----- Records for this exercise -----

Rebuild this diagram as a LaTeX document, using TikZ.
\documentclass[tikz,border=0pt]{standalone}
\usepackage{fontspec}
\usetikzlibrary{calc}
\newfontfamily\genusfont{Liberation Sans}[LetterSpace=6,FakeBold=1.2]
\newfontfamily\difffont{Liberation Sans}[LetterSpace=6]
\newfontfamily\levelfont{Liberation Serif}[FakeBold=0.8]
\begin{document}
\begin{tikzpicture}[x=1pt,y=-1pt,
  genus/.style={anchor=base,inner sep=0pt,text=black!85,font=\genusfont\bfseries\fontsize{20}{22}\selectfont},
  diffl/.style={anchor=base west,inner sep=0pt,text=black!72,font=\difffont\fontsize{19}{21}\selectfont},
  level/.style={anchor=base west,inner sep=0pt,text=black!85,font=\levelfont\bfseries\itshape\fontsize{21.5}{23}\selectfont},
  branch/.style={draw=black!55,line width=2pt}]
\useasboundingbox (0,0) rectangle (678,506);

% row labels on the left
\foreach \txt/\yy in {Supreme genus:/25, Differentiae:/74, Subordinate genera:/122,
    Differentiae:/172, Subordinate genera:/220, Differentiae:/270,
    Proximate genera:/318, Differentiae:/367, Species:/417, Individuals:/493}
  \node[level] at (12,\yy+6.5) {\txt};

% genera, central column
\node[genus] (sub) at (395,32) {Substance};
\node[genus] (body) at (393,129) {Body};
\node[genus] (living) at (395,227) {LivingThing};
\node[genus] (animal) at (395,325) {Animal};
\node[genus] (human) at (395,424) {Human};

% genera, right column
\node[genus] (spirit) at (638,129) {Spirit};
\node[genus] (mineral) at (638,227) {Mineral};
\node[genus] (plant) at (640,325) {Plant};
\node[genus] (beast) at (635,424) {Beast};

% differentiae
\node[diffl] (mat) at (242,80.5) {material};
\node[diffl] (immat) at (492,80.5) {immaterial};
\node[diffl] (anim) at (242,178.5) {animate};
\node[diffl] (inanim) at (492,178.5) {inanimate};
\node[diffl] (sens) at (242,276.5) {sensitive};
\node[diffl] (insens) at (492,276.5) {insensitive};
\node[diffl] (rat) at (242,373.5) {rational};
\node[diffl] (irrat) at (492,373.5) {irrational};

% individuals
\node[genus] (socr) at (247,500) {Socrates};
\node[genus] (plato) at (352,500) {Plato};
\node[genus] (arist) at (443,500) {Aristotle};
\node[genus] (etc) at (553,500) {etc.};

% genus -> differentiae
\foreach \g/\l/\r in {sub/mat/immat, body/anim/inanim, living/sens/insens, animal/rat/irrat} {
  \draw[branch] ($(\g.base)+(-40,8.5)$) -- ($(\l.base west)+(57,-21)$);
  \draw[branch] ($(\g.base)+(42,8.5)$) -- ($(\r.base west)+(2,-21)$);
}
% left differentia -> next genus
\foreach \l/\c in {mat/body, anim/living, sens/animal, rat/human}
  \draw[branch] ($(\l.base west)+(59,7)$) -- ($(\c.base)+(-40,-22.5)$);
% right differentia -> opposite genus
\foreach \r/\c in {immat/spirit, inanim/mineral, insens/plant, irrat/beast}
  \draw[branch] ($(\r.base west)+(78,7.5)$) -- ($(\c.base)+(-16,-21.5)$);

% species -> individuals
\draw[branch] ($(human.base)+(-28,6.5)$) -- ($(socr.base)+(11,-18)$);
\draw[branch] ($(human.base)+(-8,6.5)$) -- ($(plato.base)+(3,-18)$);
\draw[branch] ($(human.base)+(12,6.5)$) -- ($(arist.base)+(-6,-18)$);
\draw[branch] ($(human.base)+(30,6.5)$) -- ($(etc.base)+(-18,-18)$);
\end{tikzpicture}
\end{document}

-----
----- Records for this exercise -----

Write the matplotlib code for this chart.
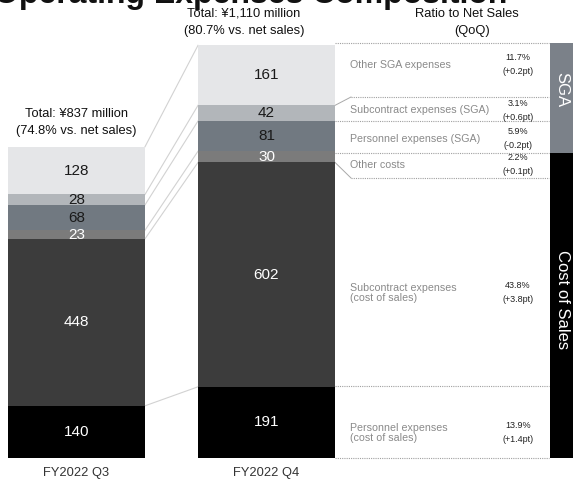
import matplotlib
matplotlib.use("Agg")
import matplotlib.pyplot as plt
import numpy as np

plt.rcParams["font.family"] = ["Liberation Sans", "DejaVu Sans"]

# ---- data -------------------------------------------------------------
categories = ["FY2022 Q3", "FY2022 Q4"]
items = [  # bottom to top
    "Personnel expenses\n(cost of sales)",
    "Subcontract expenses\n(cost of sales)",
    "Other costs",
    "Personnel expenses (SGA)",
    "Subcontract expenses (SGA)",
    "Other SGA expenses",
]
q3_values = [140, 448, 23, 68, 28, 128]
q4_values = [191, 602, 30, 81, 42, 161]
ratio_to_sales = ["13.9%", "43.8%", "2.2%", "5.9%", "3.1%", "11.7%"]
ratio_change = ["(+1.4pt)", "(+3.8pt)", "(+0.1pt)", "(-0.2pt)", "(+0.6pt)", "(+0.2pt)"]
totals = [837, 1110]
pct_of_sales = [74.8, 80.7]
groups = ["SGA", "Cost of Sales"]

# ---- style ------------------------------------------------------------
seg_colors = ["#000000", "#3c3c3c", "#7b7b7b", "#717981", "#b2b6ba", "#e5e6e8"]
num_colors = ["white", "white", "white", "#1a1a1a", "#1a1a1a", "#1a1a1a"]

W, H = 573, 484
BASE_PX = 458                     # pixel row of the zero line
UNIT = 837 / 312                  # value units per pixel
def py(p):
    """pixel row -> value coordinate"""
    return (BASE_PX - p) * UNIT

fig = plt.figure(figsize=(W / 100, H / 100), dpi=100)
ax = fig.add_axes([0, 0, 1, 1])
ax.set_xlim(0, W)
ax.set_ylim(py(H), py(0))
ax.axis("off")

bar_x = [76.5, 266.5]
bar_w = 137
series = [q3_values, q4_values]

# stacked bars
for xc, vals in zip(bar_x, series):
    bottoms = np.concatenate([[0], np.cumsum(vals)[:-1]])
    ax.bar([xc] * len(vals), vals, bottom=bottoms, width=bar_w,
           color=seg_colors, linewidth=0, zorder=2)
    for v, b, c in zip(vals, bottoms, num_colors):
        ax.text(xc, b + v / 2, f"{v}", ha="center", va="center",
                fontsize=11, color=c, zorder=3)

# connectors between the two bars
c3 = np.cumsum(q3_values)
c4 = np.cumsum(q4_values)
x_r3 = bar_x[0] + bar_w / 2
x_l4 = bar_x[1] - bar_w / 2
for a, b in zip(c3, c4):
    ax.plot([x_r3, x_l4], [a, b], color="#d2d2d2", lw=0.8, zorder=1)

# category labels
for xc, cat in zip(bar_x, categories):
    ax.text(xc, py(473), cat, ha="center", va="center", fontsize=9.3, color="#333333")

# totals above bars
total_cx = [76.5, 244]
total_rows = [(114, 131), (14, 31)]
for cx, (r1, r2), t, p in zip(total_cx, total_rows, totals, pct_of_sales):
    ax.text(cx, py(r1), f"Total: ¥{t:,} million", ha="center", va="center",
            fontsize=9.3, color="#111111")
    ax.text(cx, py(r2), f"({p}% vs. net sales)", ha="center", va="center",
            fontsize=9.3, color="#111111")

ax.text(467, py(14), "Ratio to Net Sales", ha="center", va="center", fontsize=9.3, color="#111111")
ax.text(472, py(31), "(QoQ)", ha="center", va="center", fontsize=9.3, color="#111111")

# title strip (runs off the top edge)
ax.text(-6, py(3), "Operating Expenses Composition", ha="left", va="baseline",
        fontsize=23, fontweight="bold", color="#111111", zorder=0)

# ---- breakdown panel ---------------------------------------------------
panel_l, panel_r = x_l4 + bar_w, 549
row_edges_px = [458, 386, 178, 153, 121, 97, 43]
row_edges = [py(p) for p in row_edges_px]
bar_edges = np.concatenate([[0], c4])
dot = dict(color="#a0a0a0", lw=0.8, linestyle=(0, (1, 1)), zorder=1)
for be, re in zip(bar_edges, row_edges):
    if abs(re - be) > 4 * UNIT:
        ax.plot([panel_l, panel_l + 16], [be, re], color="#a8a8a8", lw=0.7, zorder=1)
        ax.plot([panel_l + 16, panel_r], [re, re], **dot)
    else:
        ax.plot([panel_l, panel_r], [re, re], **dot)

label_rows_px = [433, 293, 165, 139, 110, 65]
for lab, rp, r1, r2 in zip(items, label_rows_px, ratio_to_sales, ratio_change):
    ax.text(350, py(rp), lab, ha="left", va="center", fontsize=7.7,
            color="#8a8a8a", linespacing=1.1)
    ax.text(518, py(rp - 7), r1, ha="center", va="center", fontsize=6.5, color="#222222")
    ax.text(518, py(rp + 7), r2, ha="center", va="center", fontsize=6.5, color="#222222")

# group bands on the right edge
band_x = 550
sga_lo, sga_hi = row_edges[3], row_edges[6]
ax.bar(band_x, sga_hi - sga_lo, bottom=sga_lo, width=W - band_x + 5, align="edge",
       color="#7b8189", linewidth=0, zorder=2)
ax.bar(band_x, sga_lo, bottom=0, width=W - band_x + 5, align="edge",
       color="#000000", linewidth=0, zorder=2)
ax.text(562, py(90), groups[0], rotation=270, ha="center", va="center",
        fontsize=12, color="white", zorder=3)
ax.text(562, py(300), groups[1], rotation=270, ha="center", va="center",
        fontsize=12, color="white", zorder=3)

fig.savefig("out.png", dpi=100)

-----

§ To be done: From the line that contains "Rebuild this diagram" through the line that contains "(0,0) rectangle (678,506);", reproduce every line exactly, both end lines included.

§ Response:
Rebuild this diagram as a LaTeX document, using TikZ.
\documentclass[tikz,border=0pt]{standalone}
\usepackage{fontspec}
\usetikzlibrary{calc}
\newfontfamily\genusfont{Liberation Sans}[LetterSpace=6,FakeBold=1.2]
\newfontfamily\difffont{Liberation Sans}[LetterSpace=6]
\newfontfamily\levelfont{Liberation Serif}[FakeBold=0.8]
\begin{document}
\begin{tikzpicture}[x=1pt,y=-1pt,
  genus/.style={anchor=base,inner sep=0pt,text=black!85,font=\genusfont\bfseries\fontsize{20}{22}\selectfont},
  diffl/.style={anchor=base west,inner sep=0pt,text=black!72,font=\difffont\fontsize{19}{21}\selectfont},
  level/.style={anchor=base west,inner sep=0pt,text=black!85,font=\levelfont\bfseries\itshape\fontsize{21.5}{23}\selectfont},
  branch/.style={draw=black!55,line width=2pt}]
\useasboundingbox (0,0) rectangle (678,506);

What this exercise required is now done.